A day after police questioned him for five hours, Ben-Eliezer released a long message questioning the motives behind the investigation.

“On Friday, in the final stretch of a long campaign, four days before the vote in the Knesset for the job of president, in which, and I say this modestly, I was the leading candidate, I was called with a 20-minute warning to the police for an investigation of how my apartment [in Jaffa] was funded,” Ben-Eliezer said, adding that every shekel used to pay for the apartment was earned in an honest and transparent manner.

The former Labor Party chairman said he deliberated for 24 hours on what to do, because giving up would go against his character, and he expressed concern that pulling out of the race would look like an admission of guilt. He said he was sure the truth of his innocence would soon come to light.

Ben-Eliezer said that he was sure that the recent “ugly wave of defamation” against him – a television report that he was a serial gambler, in addition to the police probe – were a result of his presidential candidacy.

The police investigation is only one of several recent reports that have rocked Ben- Eliezer’s campaign.

On May 2, it was reported that Ben-Eliezer was about to receive a kidney transplant from his son and that he underwent dialysis three times a week, leading some to question whether the 78-yearold was healthy enough for the job.

Soon thereafter, Channel 2 investigative program Uvda reported that Ben-Eliezer regularly gambled in casinos in London while he was defense minister. He denied the allegation.

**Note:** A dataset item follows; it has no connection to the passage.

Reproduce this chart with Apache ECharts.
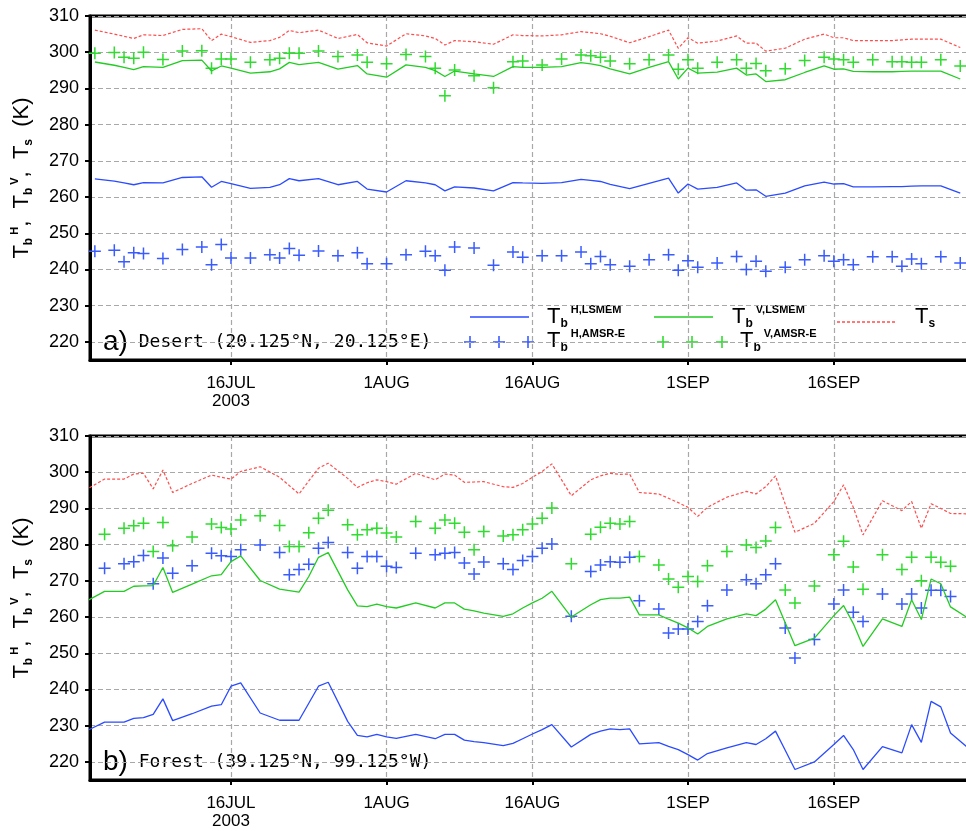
<!DOCTYPE html>
<html>
<head>
<meta charset="UTF-8">
<title>Tb time series</title>
<script src="https://cdn.jsdelivr.net/npm/echarts@6/dist/echarts.min.js"></script>
</head>
<body style="margin:0;background:#fff;">
<div id="chart" style="width:966px;height:831px;"></div>
<script>
// x = days since 1 JUL 2003 (0 = 1JUL)
var tickDays = [15, 31, 46, 62, 77];
var tickLabels = ['16JUL', '1AUG', '16AUG', '1SEP', '16SEP'];
var yTicks = [220, 230, 240, 250, 260, 270, 280, 290, 300, 310];

// a) Desert
var desertDays = [1,3,4,5,6,8,10,12,13,14,15,17,19,20,21,22,24,26,28,29,31,33,35,36,37,38,40,42,44,45,
  47,49,51,52,53,54,56,58,60,61,62,63,65,67,68,69,70,72,74,76,77,78,79,81,83,84,85,86,88,90];
var desertHLsmem = [265.0,264.4,263.9,263.4,264.0,263.9,265.4,265.6,262.7,264.3,
  263.7,262.4,262.7,263.4,265.1,264.5,265.1,263.4,264.3,262.2,
  261.4,264.5,263.9,263.4,261.7,262.8,262.5,261.7,264.0,263.9,
  263.8,264.0,264.9,264.6,264.3,263.5,262.3,263.8,265.2,261.1,
  263.6,262.2,262.7,263.9,261.9,262.0,260.2,261.1,263.1,264.1,
  263.6,263.7,262.8,262.8,262.9,262.9,263.0,263.1,263.1,261.1];
var desertVLsmem = [297.3,296.4,295.8,295.2,296.0,295.8,297.7,297.8,294.8,296.2,
  295.6,294.2,294.6,295.4,297.2,296.6,297.2,295.3,296.3,294.0,
  293.1,296.5,295.8,294.9,293.3,294.8,294.0,293.3,296.0,295.8,
  295.8,296.0,297.1,296.8,296.3,295.4,294.0,295.8,297.4,292.6,
  295.6,294.2,294.5,295.6,293.7,294.0,291.9,292.4,294.4,296.2,
  295.3,295.4,294.7,294.6,294.6,294.7,294.8,294.8,294.8,292.6];
var desertTs = [306.1,305.0,304.4,303.8,304.8,304.6,306.3,306.5,303.2,305.0,
  304.3,302.7,303.2,304.1,306.0,305.4,306.1,303.8,304.9,302.6,
  301.7,305.1,304.5,303.8,302.0,303.2,302.9,302.2,304.8,304.6,
  304.5,304.8,305.7,305.4,305.1,304.4,302.6,304.3,306.1,301.1,
  304.0,302.5,303.1,304.5,302.5,302.5,300.3,301.1,303.6,305.0,
  304.0,304.0,303.2,303.2,303.2,303.4,303.6,303.6,303.6,301.3];
var desertHAmsr = [245.0,245.3,242.1,244.6,244.4,243.0,245.5,246.2,241.3,246.9,
  243.2,243.2,244.1,243.2,245.8,243.9,245.1,243.8,244.6,241.6,
  241.6,244.1,245.0,243.8,239.8,246.2,245.9,241.2,244.8,243.4,
  243.8,243.8,244.8,241.6,243.6,241.3,240.9,242.7,244.1,239.8,
  242.4,240.6,241.8,243.6,240.0,242.3,239.5,240.6,242.7,243.8,
  242.3,242.7,241.3,243.5,243.5,240.9,242.9,241.6,243.5,241.8];
var desertVAmsr = [299.7,299.9,298.6,298.3,300.0,298.0,300.3,300.4,295.6,298.1,
  298.1,297.2,297.9,298.3,299.7,299.7,300.3,298.8,299.2,297.2,
  296.8,299.4,298.8,295.6,288.0,295.1,293.5,290.2,297.4,297.6,
  296.5,298.1,299.2,299.0,298.6,297.6,296.8,297.9,299.2,295.3,
  297.9,295.6,297.2,297.9,295.6,296.9,294.9,295.4,297.7,298.6,
  298.1,297.9,297.2,297.9,297.4,297.4,297.2,297.2,297.9,296.2];

// b) Forest
var forestDays = [0,2,4,5,6,7,8,9,11,13,14,15,16,18,20,21,22,23,24,25,27,28,29,30,31,32,34,36,37,38,
  39,40,41,43,44,45,46,47,48,50,52,53,54,55,56,57,59,60,61,62,63,64,66,68,69,70,71,72,73,75,
  77,78,79,80,82,84,85,86,87,88,89,91];
var forestHLsmem = [228.4,231.0,231.0,232.0,232.2,233.1,237.4,231.4,233.3,235.4,
  235.8,240.9,241.8,233.5,231.5,231.5,231.5,236.2,240.9,242.0,
  231.2,227.3,226.9,227.6,226.9,226.5,227.6,226.4,227.6,227.6,
  226.0,225.6,225.3,224.5,225.1,226.4,227.7,228.9,230.3,224.1,
  227.6,228.5,229.1,228.9,229.1,225.0,225.3,224.3,223.4,222.0,
  220.5,222.3,223.9,225.3,224.8,226.4,228.5,223.2,217.9,220.0,
  224.8,227.3,223.4,217.9,224.2,222.5,230.3,225.4,236.7,235.2,
  228.0,223.4];
var forestVLsmem = [264.2,267.1,267.1,268.5,268.6,268.7,273.7,266.8,269.1,271.4,
  271.7,275.3,276.9,270.1,267.7,267.3,266.9,271.2,276.5,277.8,
  267.5,263.1,262.9,263.6,262.9,262.5,263.9,262.5,263.9,263.9,
  262.2,261.7,261.1,260.2,260.9,262.5,263.9,265.2,267.1,260.0,
  263.4,264.8,265.2,265.2,265.5,260.6,260.6,259.4,258.3,257.0,
  255.3,257.4,259.5,260.9,260.4,262.2,264.8,258.4,252.1,254.2,
  260.4,263.2,258.2,251.9,259.5,257.4,264.8,259.3,270.5,269.2,
  262.8,259.4];
var forestTs = [295.0,298.1,298.1,299.5,299.7,295.4,300.6,294.4,296.9,299.2,
  298.6,298.1,300.2,301.5,298.6,296.3,294.0,297.6,301.1,302.5,
  298.3,295.8,297.1,297.9,297.4,296.7,299.7,297.9,299.5,299.2,
  297.2,297.3,297.4,296.0,295.8,296.9,298.6,300.2,302.3,293.5,
  297.9,299.0,299.7,299.4,299.5,294.4,294.0,292.8,291.6,290.3,
  287.8,290.3,293.1,294.7,294.0,296.0,299.0,291.2,283.4,285.9,
  291.9,296.5,290.3,282.7,292.1,289.4,291.9,284.5,291.3,290.0,
  288.6,288.5];
var forestHAmsr = [267.5,273.5,274.7,275.3,277.0,269.2,276.3,272.1,274.2,277.6,
  276.9,276.7,278.6,279.9,277.8,271.7,273.1,274.6,279.0,280.6,
  277.8,273.5,276.7,276.7,274.0,273.7,277.6,277.2,277.6,277.8,
  274.9,271.9,275.2,274.7,273.1,275.6,276.7,279.0,280.2,260.2,
  272.6,274.4,275.3,275.1,276.5,264.5,262.2,255.6,256.7,256.7,
  258.8,263.1,267.5,270.3,269.2,271.7,274.7,257.0,248.7,253.8,
  263.6,267.5,261.3,258.8,266.4,263.6,266.4,262.5,267.4,267.4,
  265.7,264.5];
var forestVAmsr = [277.6,282.9,284.5,285.2,285.9,278.1,286.1,279.7,282.1,285.7,
  284.7,284.3,286.8,288.0,285.3,279.5,279.5,283.3,287.3,289.5,
  285.5,282.7,284.1,284.5,283.2,282.1,286.4,284.5,286.8,285.9,
  283.4,278.6,283.6,282.4,282.7,284.1,285.7,287.3,290.1,274.7,
  282.9,284.8,285.9,285.7,286.4,276.7,274.4,270.5,268.2,271.2,
  269.8,274.2,278.1,279.9,279.2,281.0,284.7,267.5,263.9,268.6,
  277.2,280.9,273.8,267.7,277.2,273.1,276.5,270.0,276.5,275.1,
  274.0,271.7];

var BLUE = '#2a4bff', GREEN = '#22cc22', RED = '#ff4d4d';
var BLUE_M = '#3a5cff', GREEN_M = '#2fdc2f';
var PLUS = 'path://M0,5.25H12V6.75H0ZM5.25,0H6.75V12H5.25Z';

function pairs(days, vals) {
  return days.map(function (d, i) { return [d, vals[i]]; });
}

var chart = echarts.init(document.getElementById('chart'));

var grids = [
  { left: 90, top: 16, right: -3, height: 344 },
  { left: 90, top: 436, right: -3, height: 344 }
];

function xAxisFor(i) {
  return {
    gridIndex: i, type: 'value', min: 0.5, max: 90.9,
    axisLine: { show: true, onZero: false, lineStyle: { color: '#000', width: 3 } },
    axisTick: { show: true, customValues: tickDays, length: 5, lineStyle: { color: '#000', width: 2 } },
    axisLabel: {
      customValues: tickDays, margin: 14, color: '#000', fontSize: 17, lineHeight: 18,
      fontFamily: 'Liberation Sans',
      formatter: function (v) {
        var k = tickDays.indexOf(Math.round(v));
        if (k < 0) return '';
        return k === 0 ? tickLabels[k] + '\n2003' : tickLabels[k];
      }
    },
    splitLine: { show: true, lineStyle: { color: '#a8a8a8', type: [5, 3], width: 1.2 } }
  };
}
function yAxisFor(i) {
  return {
    gridIndex: i, type: 'value', min: 215, max: 310,
    axisLine: { show: true, lineStyle: { color: '#000', width: 3 } },
    axisTick: { show: true, customValues: yTicks, length: 5, lineStyle: { color: '#000', width: 2 } },
    axisLabel: { customValues: yTicks, margin: 11, color: '#000', fontSize: 18, fontFamily: 'Liberation Sans' },
    splitLine: { show: true, lineStyle: { color: '#a8a8a8', type: [5, 3], width: 1.2 } }
  };
}

function panelSeries(i, days, hL, vL, ts, hA, vA) {
  return [
    { type: 'line', xAxisIndex: i, yAxisIndex: i, data: pairs(days, ts), showSymbol: false,
      lineStyle: { color: RED, width: 1.2, type: [3, 2] }, silent: true },
    { type: 'line', xAxisIndex: i, yAxisIndex: i, data: pairs(days, vL), showSymbol: false,
      lineStyle: { color: GREEN, width: 1.3 }, silent: true },
    { type: 'line', xAxisIndex: i, yAxisIndex: i, data: pairs(days, hL), showSymbol: false,
      lineStyle: { color: BLUE, width: 1.3 }, silent: true },
    { type: 'scatter', xAxisIndex: i, yAxisIndex: i, data: pairs(days, vA), symbol: PLUS,
      symbolSize: 12, itemStyle: { color: GREEN_M, opacity: 1 }, silent: true },
    { type: 'scatter', xAxisIndex: i, yAxisIndex: i, data: pairs(days, hA), symbol: PLUS,
      symbolSize: 12, itemStyle: { color: BLUE_M, opacity: 1 }, silent: true }
  ];
}

// rich text styles for T with sub/superscripts
var richT = {
  T: { fontSize: 22, lineHeight: 26, fontFamily: 'Liberation Sans', fill: '#000' },
  b: { fontSize: 12, lineHeight: 9, fontWeight: 'bold', fontFamily: 'Liberation Sans', verticalAlign: 'bottom', fill: '#000' },
  p: { fontSize: 11, lineHeight: 17, fontWeight: 'bold', fontFamily: 'Liberation Sans', verticalAlign: 'top', fill: '#000', padding: [0, 0, 0, 3] }
};

function tLabel(x, y, txt) {
  return { type: 'text', x: x, y: y, style: { text: txt, rich: richT, align: 'left', verticalAlign: 'middle', fill: '#000' } };
}
function plus(cx, cy, color) {
  return { type: 'group', children: [
    { type: 'line', shape: { x1: cx - 6, y1: cy, x2: cx + 6, y2: cy }, style: { stroke: color, lineWidth: 1.6 } },
    { type: 'line', shape: { x1: cx, y1: cy - 6, x2: cx, y2: cy + 6 }, style: { stroke: color, lineWidth: 1.6 } }
  ] };
}
function sample(x1, x2, y, color, dash) {
  return { type: 'line', shape: { x1: x1, y1: y, x2: x2, y2: y },
    style: { stroke: color, lineWidth: 1.3, lineDash: dash || null } };
}
function yTitle(cy) {
  return { type: 'text', x: 22, y: cy, rotation: Math.PI / 2,
    style: { text: '{T|T}{b|b}{p|H}{T|,  T}{b|b}{p|V}{T|,  T}{b|s}{T|  (K)}', rich: richT,
      align: 'center', verticalAlign: 'middle', fill: '#000' } };
}
function panelTitle(y, tag, txt) {
  return { type: 'text', x: 103, y: y,
    style: { text: '{big|' + tag + '}{mono| ' + txt + '}', align: 'left', verticalAlign: 'middle', fill: '#000',
      rich: {
        big: { fontSize: 28, fontFamily: 'Liberation Sans', fill: '#000' },
        mono: { fontSize: 18, fontFamily: 'DejaVu Sans Mono', fill: '#000' }
      } } };
}

var option = {
  animation: false,
  backgroundColor: '#fff',
  grid: grids.map(function (g) {
    return Object.assign({ show: true, borderColor: '#000', borderWidth: 3, backgroundColor: 'transparent', outerBoundsMode: 'none' }, g);
  }),
  xAxis: [xAxisFor(0), xAxisFor(1)],
  yAxis: [yAxisFor(0), yAxisFor(1)],
  series: panelSeries(0, desertDays, desertHLsmem, desertVLsmem, desertTs, desertHAmsr, desertVAmsr)
    .concat(panelSeries(1, forestDays, forestHLsmem, forestVLsmem, forestTs, forestHAmsr, forestVAmsr)),
  graphic: [
    yTitle(178),
    yTitle(598),
    panelTitle(342, 'a)', 'Desert (20.125°N, 20.125°E)'),
    panelTitle(762, 'b)', 'Forest (39.125°N, 99.125°W)'),
    // legend
    sample(470, 529, 317, BLUE),
    tLabel(547, 317, '{T|T}{b|b}{p|H,LSMEM}'),
    sample(654, 713, 317, GREEN),
    tLabel(732, 317, '{T|T}{b|b}{p|V,LSMEM}'),
    sample(837, 897, 322, RED, [3, 2]),
    tLabel(915, 317, '{T|T}{b|s}'),
    plus(470, 342, BLUE_M), plus(499, 342, BLUE_M), plus(528, 342, BLUE_M),
    tLabel(547, 341, '{T|T}{b|b}{p|H,AMSR-E}'),
    plus(663, 342, GREEN_M), plus(692, 342, GREEN_M), plus(722, 342, GREEN_M),
    tLabel(740, 341, '{T|T}{b|b}{p|V,AMSR-E}')
  ]
};
chart.setOption(option);
</script>
</body>
</html>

“From the moment I announced that I am running for the job, the well-timed, aggressive defamation and accusation against me did not stop. It was clearly meant to prevent me from running and serving as president,” Ben- Eliezer said.

“With a heavy heart, I decided to drop out of the race,” he said. “My good name is with me from the day I was born and I want to protect it, my dignity and the truth.

“I have total trust in the authorities and justice in the State of Israel and I am sure that at the end of the investigation they will verify the truth that I already know. I did not break the law and the sources of my income were and are open and transparent.

The information about a loan I received is backed with documents and is known to the authorities.”

Ben-Eliezer said he would like to know how long the police had information about him and why it decided to open an investigation four days before the Knesset chooses the next president, when he has been living in the apartment, which is estimated to be worth several million shekels, for over a year.

“Could it be that the legal authorities were used as a tool for those who have ulterior motives to influence democratic processes?” he asked.

Ben-Eliezer expressed hope that his case would “lead to self-examination and end the culture of ‘targeted killings’ that became part of our everyday life.”

Meanwhile, Herzog scheduled a meeting with candidate former Supreme Court justice Dalia Dorner for Sunday.

On Saturday night, Meretz leader Zehava Gal-On announced she supports Dorner.

Other candidates called the end of Ben-Eliezer’s candidacy unfortunate.

“He has many positive attributes and served in many significant roles and I hope his innocence is proven,” former MK Dalia Itzik said. “This is not what we wanted the presidential race to look like.

Whoever is elected, his first mission must be to strengthen the public’s trust in the institution of the presidency.”

MK Reuven Rivlin (Likud Beytenu) called “the difficult atmosphere surrounding the presidential election” and Ben-Eliezer’s pulling out of the race “unfortunate.”

MK Meir Sheetrit (Hatnua) said he hopes that Ben- Eliezer’s innocence is proven.

“The current presidential race, unfortunately, has touched on inappropriate themes for such an important and central institution for our nation. I call on the other candidates to use the three remaining days to focus on what’s really important: Who is the best-suited candidate with the life experience and record that makes him best for the job,” he said.

Sheetrit then listed his achievements and called for MKs to vote for him.